### What you should do
Print the listing as it stands, omitting all images.

---------- Given material

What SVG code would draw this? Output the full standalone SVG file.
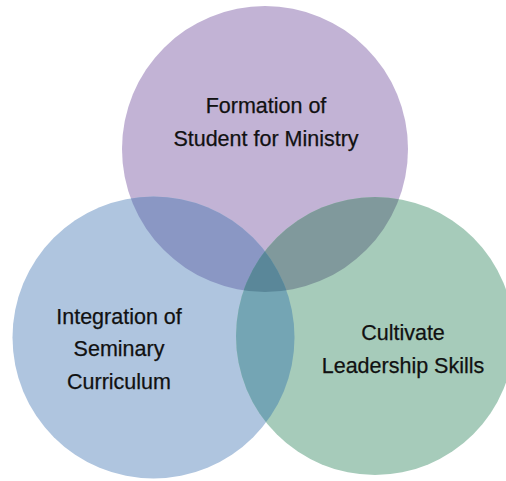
<svg xmlns="http://www.w3.org/2000/svg" width="506" height="481" viewBox="0 0 506 481">
  <defs>
    <style>
      .label { font-family: "Liberation Sans", Arial, sans-serif; font-size: 21.5px; fill: #111111; stroke: #111111; stroke-width: 0.25; text-anchor: middle; }
    </style>
    <circle id="shape-top" cx="265" cy="149" r="143"/>
    <circle id="shape-left" cx="153.5" cy="337.5" r="141"/>
    <circle id="shape-right" cx="375" cy="336" r="139"/>
    <clipPath id="clip-top"><use href="#shape-top"/></clipPath>
    <clipPath id="clip-left"><use href="#shape-left"/></clipPath>
    <clipPath id="clip-right"><use href="#shape-right"/></clipPath>
  </defs>

  <rect width="506" height="481" fill="#ffffff"/>

  <!-- base circles -->
  <g id="formation">
    <use href="#shape-top" fill="#C2B3D5"/>
  </g>
  <g id="integration">
    <use href="#shape-left" fill="#AFC5DF"/>
  </g>
  <g id="cultivate">
    <use href="#shape-right" fill="#A6CBBA"/>
  </g>

  <!-- overlap regions -->
  <g id="overlaps">
    <g clip-path="url(#clip-top)"><use href="#shape-left" fill="#8A97C4"/></g>
    <g clip-path="url(#clip-top)"><use href="#shape-right" fill="#80999C"/></g>
    <g clip-path="url(#clip-left)"><use href="#shape-right" fill="#74A5B4"/></g>
    <g clip-path="url(#clip-top)"><g clip-path="url(#clip-left)"><use href="#shape-right" fill="#5A8799"/></g></g>
  </g>

  <!-- labels -->
  <g id="labels">
    <text class="label" x="266" y="113">Formation of</text>
    <text class="label" x="266" y="146">Student for Ministry</text>
    <text class="label" x="119" y="324">Integration of</text>
    <text class="label" x="119" y="356">Seminary</text>
    <text class="label" x="119" y="389">Curriculum</text>
    <text class="label" x="403" y="340">Cultivate</text>
    <text class="label" x="403" y="373">Leadership Skills</text>
  </g>
</svg>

--------------------

### Finished answer
What SVG code would draw this? Output the full standalone SVG file.
<svg xmlns="http://www.w3.org/2000/svg" width="506" height="481" viewBox="0 0 506 481">
  <defs>
    <style>
      .label { font-family: "Liberation Sans", Arial, sans-serif; font-size: 21.5px; fill: #111111; stroke: #111111; stroke-width: 0.25; text-anchor: middle; }
    </style>
    <circle id="shape-top" cx="265" cy="149" r="143"/>
    <circle id="shape-left" cx="153.5" cy="337.5" r="141"/>
    <circle id="shape-right" cx="375" cy="336" r="139"/>
    <clipPath id="clip-top"><use href="#shape-top"/></clipPath>
    <clipPath id="clip-left"><use href="#shape-left"/></clipPath>
    <clipPath id="clip-right"><use href="#shape-right"/></clipPath>
  </defs>

  <rect width="506" height="481" fill="#ffffff"/>

  <!-- base circles -->
  <g id="formation">
    <use href="#shape-top" fill="#C2B3D5"/>
  </g>
  <g id="integration">
    <use href="#shape-left" fill="#AFC5DF"/>
  </g>
  <g id="cultivate">
    <use href="#shape-right" fill="#A6CBBA"/>
  </g>

  <!-- overlap regions -->
  <g id="overlaps">
    <g clip-path="url(#clip-top)"><use href="#shape-left" fill="#8A97C4"/></g>
    <g clip-path="url(#clip-top)"><use href="#shape-right" fill="#80999C"/></g>
    <g clip-path="url(#clip-left)"><use href="#shape-right" fill="#74A5B4"/></g>
    <g clip-path="url(#clip-top)"><g clip-path="url(#clip-left)"><use href="#shape-right" fill="#5A8799"/></g></g>
  </g>

  <!-- labels -->
  <g id="labels">
    <text class="label" x="266" y="113">Formation of</text>
    <text class="label" x="266" y="146">Student for Ministry</text>
    <text class="label" x="119" y="324">Integration of</text>
    <text class="label" x="119" y="356">Seminary</text>
    <text class="label" x="119" y="389">Curriculum</text>
    <text class="label" x="403" y="340">Cultivate</text>
    <text class="label" x="403" y="373">Leadership Skills</text>
  </g>
</svg>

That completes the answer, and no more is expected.